How to Short Stock

By eHow Personal Finance Editor

Rate: (2 Ratings)

To short stock is to borrow shares of stock from an investor and sell those shares at the current market price. The short seller is speculating that the price of the stock will fall. When the stock price falls, the investor purchases the shares at the lower price and pays back the stock to the person he borrowed them from. Often, the stock price rises, and the short seller takes a loss.

Instructions

Difficulty: Challenging

Things You’ll Need:

  • Brokerage account
  • Margin privileges
  • Stock

Step1
Open a brokerage account.
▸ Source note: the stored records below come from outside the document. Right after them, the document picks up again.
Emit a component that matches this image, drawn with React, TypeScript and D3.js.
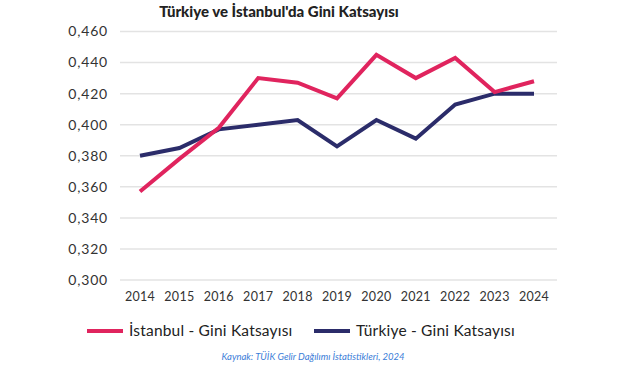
import { useEffect, useRef } from "react";
import * as d3 from "d3";

const YEARS = ["2014", "2015", "2016", "2017", "2018", "2019", "2020", "2021", "2022", "2023", "2024"];
const ISTANBUL = [0.357, 0.378, 0.398, 0.430, 0.427, 0.417, 0.445, 0.430, 0.443, 0.421, 0.428];
const TURKIYE = [0.380, 0.385, 0.397, 0.400, 0.403, 0.386, 0.403, 0.391, 0.413, 0.420, 0.420];
const Y_TICKS = [0.3, 0.32, 0.34, 0.36, 0.38, 0.4, 0.42, 0.44, 0.46];

const PINK = "#e0245e";
const NAVY = "#2b2c6a";
const FONT = "Lato, 'Open Sans', sans-serif";

export default function App() {
  const ref = useRef<SVGSVGElement>(null);

  useEffect(() => {
    if (!ref.current) return;
    const svg = d3.select(ref.current);
    svg.selectAll("*").remove();

    const x = d3.scalePoint().domain(YEARS).range([140, 534]);
    const y = d3.scaleLinear().domain([0.3, 0.46]).range([280, 31.5]);
    const fmt = (v: number) => v.toFixed(3).replace(".", ",");

    // Grid
    svg.append("g")
      .selectAll("line")
      .data(Y_TICKS)
      .join("line")
      .attr("x1", 120).attr("x2", 557)
      .attr("y1", (d) => y(d)).attr("y2", (d) => y(d))
      .attr("stroke", "#e3e3e3").attr("stroke-width", 1.5);

    // Y labels
    svg.append("g")
      .selectAll("text")
      .data(Y_TICKS)
      .join("text")
      .attr("x", 108).attr("y", (d) => y(d))
      .attr("dy", "0.35em")
      .attr("text-anchor", "end")
      .attr("font-family", FONT).attr("font-size", 14)
      .attr("letter-spacing", 0.8)
      .attr("fill", "#333")
      .text(fmt);

    // X labels
    svg.append("g")
      .selectAll("text")
      .data(YEARS)
      .join("text")
      .attr("x", (d) => x(d)!).attr("y", 301)
      .attr("text-anchor", "middle")
      .attr("font-family", FONT).attr("font-size", 12.5)
      .attr("letter-spacing", 0.3)
      .attr("fill", "#333")
      .text((d) => d);

    const line = d3.line<number>()
      .x((_, i) => x(YEARS[i])!)
      .y((d) => y(d));

    svg.append("path").datum(TURKIYE).attr("d", line)
      .attr("fill", "none").attr("stroke", NAVY).attr("stroke-width", 4);
    svg.append("path").datum(ISTANBUL).attr("d", line)
      .attr("fill", "none").attr("stroke", PINK).attr("stroke-width", 4);

    // Title
    svg.append("text")
      .attr("x", 279).attr("y", 17)
      .attr("text-anchor", "middle")
      .attr("font-family", FONT).attr("font-size", 15).attr("font-weight", 900)
      .attr("fill", "#222")
      .text("Türkiye ve İstanbul'da Gini Katsayısı");

    // Legend
    const legend = [
      { label: "İstanbul - Gini Katsayısı", color: PINK, x: 87 },
      { label: "Türkiye - Gini Katsayısı", color: NAVY, x: 314 },
    ];
    const lg = svg.append("g").selectAll("g").data(legend).join("g")
      .attr("transform", (d) => `translate(${d.x},331)`);
    lg.append("line").attr("x1", 0).attr("x2", 36)
      .attr("stroke", (d) => d.color).attr("stroke-width", 4);
    lg.append("text").attr("x", 42).attr("dy", "0.35em")
      .attr("font-family", FONT).attr("font-size", 15.5)
      .attr("letter-spacing", 0.2)
      .attr("fill", "#222")
      .text((d) => d.label);

    // Source
    svg.append("text")
      .attr("x", 313).attr("y", 360)
      .attr("text-anchor", "middle")
      .attr("font-family", FONT).attr("font-size", 9.5).attr("font-style", "italic")
      .attr("fill", "#3b7dd8")
      .text("Kaynak: TÜİK Gelir Dağılımı İstatistikleri, 2024");
  }, []);

  return (
    <svg ref={ref} width={640} height={375}
      style={{ position: "absolute", left: 0, top: 0, background: "#fff" }} />
  );
}
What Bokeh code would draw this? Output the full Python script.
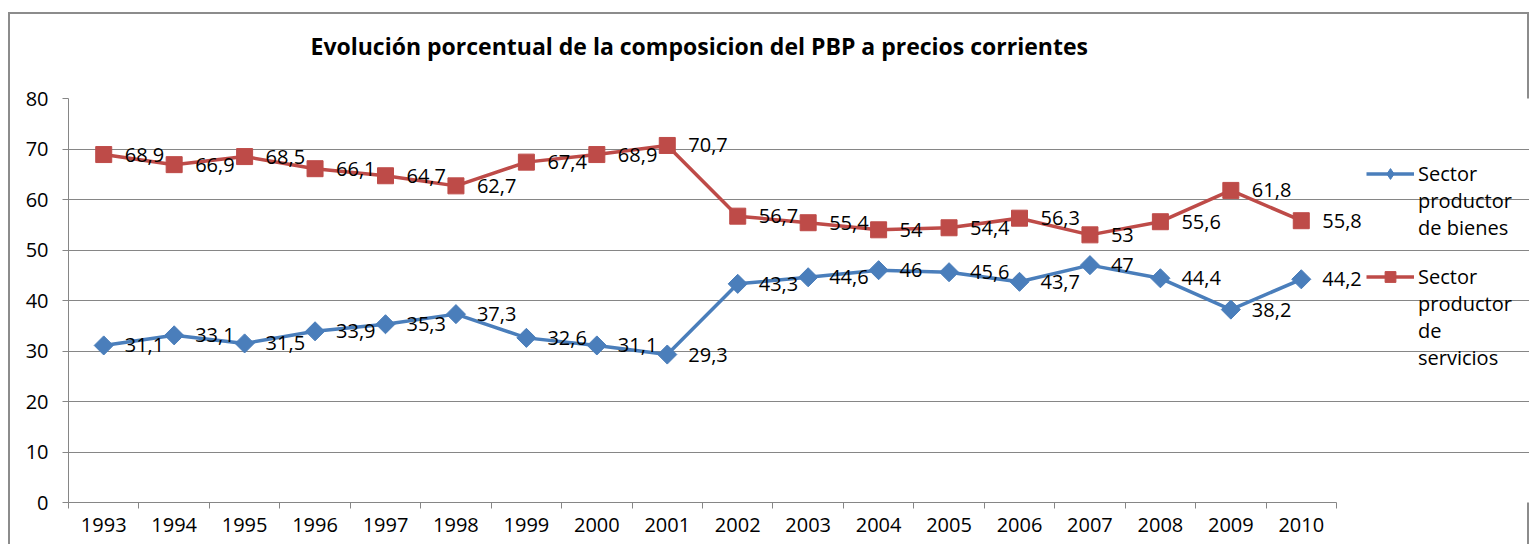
import math
from bokeh.plotting import figure
from bokeh.models import (Range1d, FixedTicker, ColumnDataSource, LabelSet,
                          Legend, LegendItem, Title)
from bokeh.core.properties import value
from bokeh.embed import file_html
from bokeh.resources import INLINE

years = ["1993", "1994", "1995", "1996", "1997", "1998", "1999", "2000", "2001",
         "2002", "2003", "2004", "2005", "2006", "2007", "2008", "2009", "2010"]
bienes = [31.1, 33.1, 31.5, 33.9, 35.3, 37.3, 32.6, 31.1, 29.3,
          43.3, 44.6, 46, 45.6, 43.7, 47, 44.4, 38.2, 44.2]
servicios = [68.9, 66.9, 68.5, 66.1, 64.7, 62.7, 67.4, 68.9, 70.7,
             56.7, 55.4, 54, 54.4, 56.3, 53, 55.6, 61.8, 55.8]
y_ticks = [0, 10, 20, 30, 40, 50, 60, 70, 80]
title_text = "Evolución porcentual de la composicion del PBP a precios corrientes"
name_bienes = ["Sector", "productor", "de bienes"]
name_servicios = ["Sector", "productor", "de", "servicios"]

BLUE = "#4A7EBB"
RED = "#BE4B48"
GRID = "#868686"
EDGE = "#8c8c8c"
FONT = "Open Sans"
FS = "20px"

W, H = 1521, 538
LEFT, TOP, BOTTOM = 60, 92, 42
CAT_PX = 1268  # pixel width of the category area
frame_w = W - LEFT
frame_h = H - TOP - BOTTOM

n = len(years)
xs = [i + 0.5 for i in range(n)]
x_end = n * frame_w / CAT_PX

def fmt(v):
    return ("%g" % v).replace(".", ",")

src_b = ColumnDataSource(dict(x=xs, y=bienes, t=[fmt(v) for v in bienes]))
src_s = ColumnDataSource(dict(x=xs, y=servicios, t=[fmt(v) for v in servicios]))

p = figure(width=W, height=H, x_range=Range1d(0, x_end), y_range=Range1d(0, 80),
           output_backend="svg", toolbar_location=None,
           min_border_left=LEFT, min_border_right=0, min_border_top=TOP,
           min_border_bottom=BOTTOM)
p.margin = (6, 0, 0, 8)
p.border_fill_alpha = 0
grad = "linear-gradient(%s, %s)" % (EDGE, EDGE)
p.styles = {
    "background-color": "white",
    "background-image": ", ".join([grad] * 3),
    "background-size": "100% 2px, 2px 100%, 2px 100%",
    "background-position": "0px 6px, 0px 6px, right 0px top 6px",
    "background-repeat": "no-repeat",
}

p.title.text = title_text
p.title.align = "left"
p.title.offset = 242
p.title.text_font = FONT
p.title.text_font_size = "23px"
p.title.text_font_style = "bold"
p.title.text_color = "black"
p.title.standoff = 40
# thin spacer between title and plot area
p.add_layout(Title(text=" ", text_font_size="1px", standoff=14), "above")

p.outline_line_color = None
p.xgrid.grid_line_color = None
p.ygrid.grid_line_color = GRID
p.ygrid.ticker = FixedTicker(ticks=y_ticks)
p.ygrid.bounds = (0, n)

p.yaxis.ticker = FixedTicker(ticks=y_ticks)
p.yaxis.axis_line_color = GRID
p.yaxis.major_tick_line_color = GRID
p.yaxis.major_tick_out = 6
p.yaxis.major_tick_in = 0
p.yaxis.minor_tick_line_color = None
p.yaxis.major_label_text_font = FONT
p.yaxis.major_label_text_font_size = FS
p.yaxis.major_label_text_color = "black"
p.yaxis.major_label_standoff = 14

boundaries = list(range(n + 1))
p.xaxis.ticker = FixedTicker(ticks=xs, minor_ticks=boundaries)
p.xaxis.bounds = (0, n)
p.xaxis.major_label_overrides = {x: y for x, y in zip(xs, years)}
p.xaxis.axis_line_color = GRID
p.xaxis.major_tick_line_color = None
p.xaxis.major_tick_out = 0
p.xaxis.major_tick_in = 0
p.xaxis.minor_tick_line_color = GRID
p.xaxis.minor_tick_out = 6
p.xaxis.minor_tick_in = 0
p.xaxis.major_label_text_font = FONT
p.xaxis.major_label_text_font_size = FS
p.xaxis.major_label_text_color = "black"
p.xaxis.major_label_standoff = 9

lb = p.line("x", "y", source=src_b, line_color=BLUE, line_width=3.5)
leg_diamond = p.scatter("x", "y", source=src_b, marker="diamond", size=12,
                        fill_color=BLUE, line_color=BLUE)
mb = p.scatter("x", "y", source=src_b, marker="square", angle=math.pi / 4,
               size=13.5, fill_color=BLUE, line_color=BLUE)
ls = p.line("x", "y", source=src_s, line_color=RED, line_width=3.5)
ms = p.scatter("x", "y", source=src_s, marker="square", size=16,
               fill_color=RED, line_color=RED)
blank = p.line([], [], line_alpha=0)

for src in (src_b, src_s):
    p.add_layout(LabelSet(x="x", y="y", text="t", source=src, x_offset=21,
                          text_baseline="middle", text_align="left",
                          text_font=value(FONT), text_font_size=FS,
                          text_color="black"))

def make_legend(lines, rends, loc):
    items = [LegendItem(label=lines[0], renderers=rends)]
    items += [LegendItem(label=t, renderers=[blank]) for t in lines[1:]]
    return Legend(items=items, location=loc, glyph_width=48, glyph_height=27,
                  label_height=27, label_text_font=FONT, label_text_font_size=FS,
                  label_text_color="black", label_standoff=4, spacing=0,
                  border_line_color=None, background_fill_alpha=0,
                  margin=0, padding=0, label_text_baseline="middle")

leg_x = 1366 - 68
p.add_layout(make_legend(name_bienes, [lb, leg_diamond], (leg_x, frame_h - 61.5 - 81)))
p.add_layout(make_legend(name_servicios, [ls, ms], (leg_x, frame_h - 164.5 - 108)))

open("out.html", "w").write(file_html(p, INLINE))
Deposit and maintain enough money in your account to place a buy-to-cover order on your short sale.
Step2
Obtain margin privileges from your brokerage house. You will be required to maintain percentage equity in your portfolio at all times. You will also be charged a maintenance fee and interest on any money you borrow on margin to purchase securities.
Step3
Look for stocks from companies that have bad fundamentals, whose product may just be a passing fancy or who are susceptible to world events. These are the type of companies whose stock is vulnerable to losing value.
Step4
Seek out over-the counter securities with rising prices (known as an "up-tick"). You cannot short securities when their prices are falling.
Step5
Watch the activity of the stock at all times. You will have only a certain amount of time to return the borrowed stock to the original owner.
Step6
Return the stock to the lender after you have sold it.

Tips & Warnings

  • Gain some experience in the market by investing in more traditional ways before you attempt to short stock. Shorting stock is risky and takes some market savvy.
  • When you borrow a stock and sell it short, your broker escrows the money from the sale in your account to protect the investor you borrowed it from. The money does not earn interest, and any dividend paid on the stock during this time belongs to the original owner.
  • All securities in your portfolio are held as collateral for a margin loan. If your account balance falls below the amount you are required by your broker to maintain, she can issue a margin call. If you don't meet the call by depositing additional assets into your account, your broker may sell some or all of your investments, even if it wipes out your portfolio.
  • You will pay taxes on any gains made by selling stock at the short-term rate. Even if you hold the stock for over a year, you may not take advantage of the capital-gains rate.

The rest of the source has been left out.